How much any paint work costs depends on the area you're in, what kind of work they do, etc... get some estimates from some decent shops and go from there.
- 10-14-03 05:31 PM #11
The color im seeing (under the chipped paint) is the color its supposed to be!!! Its just slightly (excuse for a better term) redder than whats on it now...... It hasnt started chipping in other places....... Do they remove the clear coat before putting on a new layer of paint.... If so, then maybe it was just the trunk that was repainted (which i might have touched up, its got a ton of little scratches)......
Also, what could you do to "prep the car for paintwork"??
- 10-14-03 05:37 PM #12
Re: Repainting......Originally Posted by elwesso
- 10-15-03 06:13 PM #13Cadillac Owners Connoisseur
- Automobile(s): 94 ETC,97 STS
- Join Date
- Sep 2003
Prepping a car for paint, almost as involved as painting itself.
Some shops may not want you to do anything so make sure the shop is OK with anything you are doing.
Quickie paint jobs don't remove anything, do minimal cleaning and do a quickie tapeup of whatever isn't getting painted. Good paint jobs remove as much as possible that isn't getting painted and clean everything really well plus prepping the surface.

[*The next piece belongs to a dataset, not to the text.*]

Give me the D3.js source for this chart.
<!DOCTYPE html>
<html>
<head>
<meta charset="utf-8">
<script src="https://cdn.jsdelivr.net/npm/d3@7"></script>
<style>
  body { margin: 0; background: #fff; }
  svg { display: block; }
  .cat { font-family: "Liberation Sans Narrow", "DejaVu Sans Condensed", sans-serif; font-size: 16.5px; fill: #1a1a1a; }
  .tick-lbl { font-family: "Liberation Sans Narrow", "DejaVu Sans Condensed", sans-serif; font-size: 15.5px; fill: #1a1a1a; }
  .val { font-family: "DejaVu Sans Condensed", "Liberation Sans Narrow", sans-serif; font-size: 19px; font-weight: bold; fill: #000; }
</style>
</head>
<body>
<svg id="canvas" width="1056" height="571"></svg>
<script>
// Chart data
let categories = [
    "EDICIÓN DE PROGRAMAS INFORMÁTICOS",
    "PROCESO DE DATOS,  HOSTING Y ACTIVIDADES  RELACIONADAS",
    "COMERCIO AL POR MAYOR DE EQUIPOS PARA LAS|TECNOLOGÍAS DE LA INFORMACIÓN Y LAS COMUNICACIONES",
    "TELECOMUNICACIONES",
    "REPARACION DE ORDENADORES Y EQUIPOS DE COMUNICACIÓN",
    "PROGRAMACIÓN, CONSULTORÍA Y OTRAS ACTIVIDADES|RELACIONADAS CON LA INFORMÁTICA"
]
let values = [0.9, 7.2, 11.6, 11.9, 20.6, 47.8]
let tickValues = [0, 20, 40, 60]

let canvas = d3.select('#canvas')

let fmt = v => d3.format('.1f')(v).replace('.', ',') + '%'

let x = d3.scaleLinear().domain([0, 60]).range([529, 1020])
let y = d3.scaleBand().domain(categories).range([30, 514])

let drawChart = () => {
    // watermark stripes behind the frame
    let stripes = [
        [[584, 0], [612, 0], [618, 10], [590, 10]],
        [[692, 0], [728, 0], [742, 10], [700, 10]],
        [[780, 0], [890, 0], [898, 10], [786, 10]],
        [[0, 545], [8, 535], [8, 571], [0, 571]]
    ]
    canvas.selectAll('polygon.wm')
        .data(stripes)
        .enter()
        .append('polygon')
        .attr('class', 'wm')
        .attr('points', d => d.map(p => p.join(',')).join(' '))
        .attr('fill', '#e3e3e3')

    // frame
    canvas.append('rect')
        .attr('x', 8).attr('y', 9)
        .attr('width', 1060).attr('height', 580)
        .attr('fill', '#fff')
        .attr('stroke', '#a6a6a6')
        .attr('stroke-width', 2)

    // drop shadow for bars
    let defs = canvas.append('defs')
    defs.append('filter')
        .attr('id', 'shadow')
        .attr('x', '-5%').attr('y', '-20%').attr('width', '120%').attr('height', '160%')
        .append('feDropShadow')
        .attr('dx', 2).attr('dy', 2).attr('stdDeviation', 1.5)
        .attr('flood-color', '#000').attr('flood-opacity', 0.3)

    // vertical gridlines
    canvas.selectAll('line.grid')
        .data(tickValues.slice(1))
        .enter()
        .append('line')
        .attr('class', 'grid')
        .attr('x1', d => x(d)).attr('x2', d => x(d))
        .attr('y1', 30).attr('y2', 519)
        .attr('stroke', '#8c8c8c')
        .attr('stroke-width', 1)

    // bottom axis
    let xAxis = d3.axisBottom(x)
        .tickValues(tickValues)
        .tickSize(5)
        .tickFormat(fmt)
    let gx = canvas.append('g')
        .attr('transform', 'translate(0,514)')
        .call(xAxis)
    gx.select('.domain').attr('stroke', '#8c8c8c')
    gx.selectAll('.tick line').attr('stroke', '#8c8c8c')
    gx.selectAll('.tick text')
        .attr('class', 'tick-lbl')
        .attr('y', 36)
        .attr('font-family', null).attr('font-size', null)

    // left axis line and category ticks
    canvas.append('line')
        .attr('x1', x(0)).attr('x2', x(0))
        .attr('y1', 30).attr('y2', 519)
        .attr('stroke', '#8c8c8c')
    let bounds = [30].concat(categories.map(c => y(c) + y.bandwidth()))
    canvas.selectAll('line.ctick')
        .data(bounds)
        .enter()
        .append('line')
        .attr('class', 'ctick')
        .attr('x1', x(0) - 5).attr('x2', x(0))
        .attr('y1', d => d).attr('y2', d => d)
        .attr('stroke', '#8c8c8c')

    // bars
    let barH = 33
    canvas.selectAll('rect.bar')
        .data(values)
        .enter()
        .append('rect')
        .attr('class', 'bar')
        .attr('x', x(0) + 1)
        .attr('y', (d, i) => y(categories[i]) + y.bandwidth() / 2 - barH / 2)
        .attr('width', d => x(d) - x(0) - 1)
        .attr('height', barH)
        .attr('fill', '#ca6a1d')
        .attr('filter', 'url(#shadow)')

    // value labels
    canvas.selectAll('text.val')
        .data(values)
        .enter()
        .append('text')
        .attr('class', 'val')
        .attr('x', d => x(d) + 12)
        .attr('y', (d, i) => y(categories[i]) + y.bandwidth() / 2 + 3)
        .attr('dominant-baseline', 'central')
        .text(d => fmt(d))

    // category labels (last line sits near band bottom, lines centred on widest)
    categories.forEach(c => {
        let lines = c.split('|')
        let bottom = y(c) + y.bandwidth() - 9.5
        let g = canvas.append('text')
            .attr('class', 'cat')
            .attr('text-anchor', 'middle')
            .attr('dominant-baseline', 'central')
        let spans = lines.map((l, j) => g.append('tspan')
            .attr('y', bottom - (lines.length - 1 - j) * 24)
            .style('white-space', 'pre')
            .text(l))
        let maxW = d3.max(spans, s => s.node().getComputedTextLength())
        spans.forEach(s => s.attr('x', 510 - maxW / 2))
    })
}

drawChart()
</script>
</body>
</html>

There are books available on paint and bodywork and it would be a good idea to get one. The library sometimes have them. I think Petersen publishing used to put one out in softcover but I havn't seen it lately, it was in the specialty books like rebuilding your N* or your smallblock Chevy.
Getting back to prepping...Take off all the chrome possible. On older cars a lot was bolt on but newer cars are mostly glue on, they can be cleaned and reglued. If you don't take them off clean around them extremely well. Use a brush, detergent and then wax and grease remover. Any dirt or wax causes peeling. Door handles and window moldings are the same. Some are very difficult to remove so do your best to clean around and under them. Wheel wells and door jambs are the same. Grille surround, trunk edges and hood edges all need to be cleaned. Soft bumper to fender lines need to be cleaned out. All this might not reduce what the shop is going to charge you because after sanding they wind up redoing it but you have ensured it is done well.
Sanding might be better left to the shop but if you want to do it you have to be careful. The paint is fairly even but when you start sanding you can make it very wavy. If you try to sand out chips you are putting waves in it. Spot putty is better to fill the chips. A good spray primer is OK to finish the chip repair. There are various sprayon fillers available if the car had a lot of chips but your car only has a few.
Use sanding blocks, wet sandpaper, and you have to be very careful to keep the sanding even. There is the technique of putting a fog coat of another color primer and using that as a guide to be sure you don't have dips. If your going this far get some books for more info on techniques.
also be cautious of too coarse sandpaper. You should be using 400, then 600 so there are no sanding scratches in the old paint. Leave primering the whole car to the shop. You should just spot prime any chip repair and any edges that go down to bare metal but try not to do that.
The idea isn't to try to take off a layer of paint but to give the new paint a clean smooth surface to adhere to.
This is probably a weekends work depending on the car and how strong your arms are.
- 10-15-03 07:36 PM #14
Well said zonie77. Very good description on prepping. Thanks for the chyme in. I know my description was too basic
- 10-16-03 10:20 PM #15
THanks for the replies...... Give some, take some.......
So could you estimate how much clear coat would cost??